Sebagai negara dengan populasi Muslim terbesar di dunia, Indonesia memiliki beragam tradisi unik saat Ramadan. Salah satunya adalah kebiasaan masyarakat yang hanya membuat dan menjual makanan tertentu di bulan suci ini, seperti kue kicak yang berasal dari Kampung Kauman, Yogyakarta.
Menurut laporan National Geographic, keberadaan kue kicak sudah ada sejak tahun 1950-an dan pertama kali diperkenalkan oleh seorang wanita bernama Sujilah, yang lebih akrab dipanggil Mbah Wono. Ia merupakan istri dari Muhammad Wahono dan tinggal di kawasan Gondomanan, Yogyakarta. Mbah Wono hanya menjual kue ini selama bulan puasa karena tingginya permintaan, sementara di luar Ramadan, makanan ini jarang diminati.
Kue kicak terbuat dari bahan-bahan sederhana, namun menghasilkan rasa yang khas. Bahan utamanya adalah jaddah (ketan yang ditumbuk hingga halus), kemudian dicampur dengan gula, kelapa parut, nangka, daun pandan, serta vanili. Setelah semua bahan tercampur rata, adonan dikukus menggunakan api kayu bakar untuk mempertahankan cita rasa tradisionalnya.
Dikenal dengan rasa manis yang legit, kicak juga mengenyangkan sehingga cocok sebagai menu takjil saat berbuka puasa. Biasanya, makanan ini dibungkus dengan daun pisang agar tetap segar dan memiliki aroma yang lebih menggugah selera.
Seorang chef sekaligus peneliti sejarah kuliner Indonesia, Wira Hardiyansyah, mengungkapkan bahwa kue kicak tidak hanya sekadar hidangan buka puasa, tetapi juga memiliki makna filosofis yang mendalam. Dalam unggahan Instagramnya pada 31 Januari 2025, Wira menjelaskan bahwa kicak sering disajikan dalam acara penting sebagai simbol penghormatan kepada orang tua atau dalam upacara pernikahan sebagai bentuk ikatan antara mempelai dengan keluarga mereka.

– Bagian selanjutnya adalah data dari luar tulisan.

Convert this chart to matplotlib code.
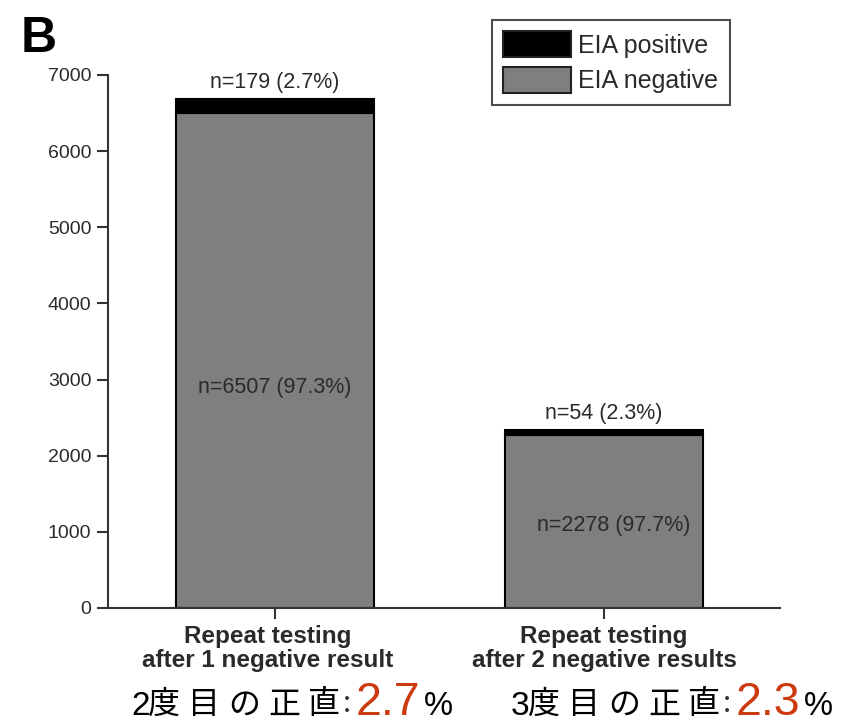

“Kicak kemungkinan berasal dari kata ‘kinca’ dalam bahasa Jawa Kuno, yang berarti gula Jawa. Kata ini banyak ditemukan dalam prasasti kuno,” ungkap Wira.
Selain itu, tekstur kue kicak yang lengket melambangkan pentingnya mempererat tali silaturahmi di bulan Ramadan. Sementara rasa manisnya menjadi simbol keindahan, seolah menyampaikan pesan bahwa hubungan yang erat akan membawa kebahagiaan dalam kehidupan.
Dengan nilai historis dan filosofis yang terkandung di dalamnya, kue kicak bukan sekadar kuliner khas Yogyakarta, tetapi juga warisan budaya yang patut dilestarikan, terutama dalam tradisi berbuka puasa masyarakat setempat.